Ingredients:
- 2 lbs (about 900g) carrots, peeled and chopped
- 6 cups (1.5 liters) water
- 1 lb (about 450g) malted barley (choose a variety suitable for brewing)
- 1 oz (28g) hops (choose a variety with floral or citrus notes)
- 1 cinnamon stick
- 1 vanilla bean, split lengthwise
- 1 cup (200g) brown sugar
- 1 packet of beer yeast (choose a vegan-friendly strain)
Instructions:
- Preparing the Carrot Juice:
- In a large pot, combine the chopped carrots and water.
- Bring the mixture to a boil over medium-high heat, then reduce the heat to low and let it simmer for about 30 minutes or until the carrots are soft.
- Remove the pot from the heat and let the mixture cool slightly.
- Once cooled, strain the carrot mixture through a fine mesh sieve or cheesecloth to extract the carrot juice. Discard the solids and set aside the carrot juice.
- Brewing the Beer:
- In a separate large pot, bring about 4 cups of water to a boil.
- Add the malted barley to the boiling water and let it steep for about 30 minutes, stirring occasionally.
- After 30 minutes, strain the barley water into a clean container, discarding the spent grains.
- Return the strained barley water to the pot and bring it back to a boil.
- Once boiling, add the hops, cinnamon stick, and split vanilla bean to the pot.

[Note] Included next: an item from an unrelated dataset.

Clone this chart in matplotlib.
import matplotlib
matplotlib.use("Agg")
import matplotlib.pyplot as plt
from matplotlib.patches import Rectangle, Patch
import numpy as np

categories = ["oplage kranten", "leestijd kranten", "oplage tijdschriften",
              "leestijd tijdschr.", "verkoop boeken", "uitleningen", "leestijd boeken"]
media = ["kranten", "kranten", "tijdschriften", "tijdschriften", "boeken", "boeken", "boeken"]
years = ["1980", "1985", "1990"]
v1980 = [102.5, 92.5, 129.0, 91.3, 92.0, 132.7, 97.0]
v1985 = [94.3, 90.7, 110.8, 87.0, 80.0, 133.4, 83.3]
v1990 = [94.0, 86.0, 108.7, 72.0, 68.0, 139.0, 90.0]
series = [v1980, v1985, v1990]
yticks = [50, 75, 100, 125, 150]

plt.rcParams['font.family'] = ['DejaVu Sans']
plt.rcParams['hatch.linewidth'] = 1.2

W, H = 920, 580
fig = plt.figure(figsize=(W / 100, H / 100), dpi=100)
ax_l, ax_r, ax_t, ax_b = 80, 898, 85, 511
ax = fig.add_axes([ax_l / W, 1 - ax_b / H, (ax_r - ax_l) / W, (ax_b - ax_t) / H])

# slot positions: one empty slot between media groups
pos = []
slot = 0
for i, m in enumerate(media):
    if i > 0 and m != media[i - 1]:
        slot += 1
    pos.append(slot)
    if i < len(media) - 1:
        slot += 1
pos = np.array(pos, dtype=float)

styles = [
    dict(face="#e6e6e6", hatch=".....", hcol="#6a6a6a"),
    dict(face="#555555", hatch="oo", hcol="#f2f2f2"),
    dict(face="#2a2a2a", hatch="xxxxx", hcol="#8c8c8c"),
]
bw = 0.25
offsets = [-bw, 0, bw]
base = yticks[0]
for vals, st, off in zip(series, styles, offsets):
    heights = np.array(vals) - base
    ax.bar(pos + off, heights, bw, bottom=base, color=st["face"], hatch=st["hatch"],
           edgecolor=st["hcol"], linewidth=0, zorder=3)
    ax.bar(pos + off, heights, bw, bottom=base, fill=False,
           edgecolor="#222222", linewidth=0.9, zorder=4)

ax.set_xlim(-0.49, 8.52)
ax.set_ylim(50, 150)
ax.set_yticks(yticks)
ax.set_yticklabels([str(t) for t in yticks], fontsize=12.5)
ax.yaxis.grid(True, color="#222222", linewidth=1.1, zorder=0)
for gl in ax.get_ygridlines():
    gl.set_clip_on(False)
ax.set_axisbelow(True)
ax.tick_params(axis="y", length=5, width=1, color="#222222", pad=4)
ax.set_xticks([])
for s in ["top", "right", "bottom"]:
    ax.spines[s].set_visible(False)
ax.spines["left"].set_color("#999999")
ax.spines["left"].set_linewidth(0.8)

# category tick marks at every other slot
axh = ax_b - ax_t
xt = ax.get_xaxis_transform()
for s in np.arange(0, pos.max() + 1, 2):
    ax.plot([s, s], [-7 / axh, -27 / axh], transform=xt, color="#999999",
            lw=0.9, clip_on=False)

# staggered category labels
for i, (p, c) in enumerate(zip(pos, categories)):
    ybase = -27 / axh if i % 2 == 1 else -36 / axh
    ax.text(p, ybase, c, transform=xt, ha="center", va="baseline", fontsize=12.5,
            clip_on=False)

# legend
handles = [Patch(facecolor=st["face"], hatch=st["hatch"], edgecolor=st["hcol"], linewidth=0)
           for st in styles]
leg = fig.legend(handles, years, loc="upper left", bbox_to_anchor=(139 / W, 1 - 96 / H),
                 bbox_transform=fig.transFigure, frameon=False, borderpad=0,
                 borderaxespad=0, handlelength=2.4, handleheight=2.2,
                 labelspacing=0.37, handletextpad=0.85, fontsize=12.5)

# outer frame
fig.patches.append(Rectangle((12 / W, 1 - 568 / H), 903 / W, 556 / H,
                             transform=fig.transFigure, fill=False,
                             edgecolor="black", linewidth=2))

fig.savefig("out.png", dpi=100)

- Boil the mixture for another 30 minutes, then remove the pot from the heat.
- Stir in the brown sugar until dissolved, then let the mixture cool to room temperature.
- Fermentation:
- Transfer the cooled barley-hops mixture (wort) to a sanitized fermentation vessel.
- Add the strained carrot juice to the vessel and mix well to combine.
- Sprinkle the packet of beer yeast over the surface of the mixture and gently stir it in.
- Seal the fermentation vessel with an airlock or lid fitted with a fermentation lock.
- Place the vessel in a cool, dark area with a consistent temperature (around 65-75°F or 18-24°C) and let it ferment for about 1-2 weeks, or until fermentation activity subsides.
- Bottling:
- Once fermentation is complete, carefully siphon the beer into sanitized bottles, leaving behind any sediment at the bottom of the fermentation vessel.
- Seal the bottles with caps or cork stoppers.
- Conditioning:
- Store the sealed bottles in a cool, dark place for an additional 1-2 weeks to allow the beer to carbonate and develop flavor.
- Enjoy:
- After conditioning, chill the beer in the refrigerator before serving.
- Pour into glasses and enjoy your homemade vegan carrot beer!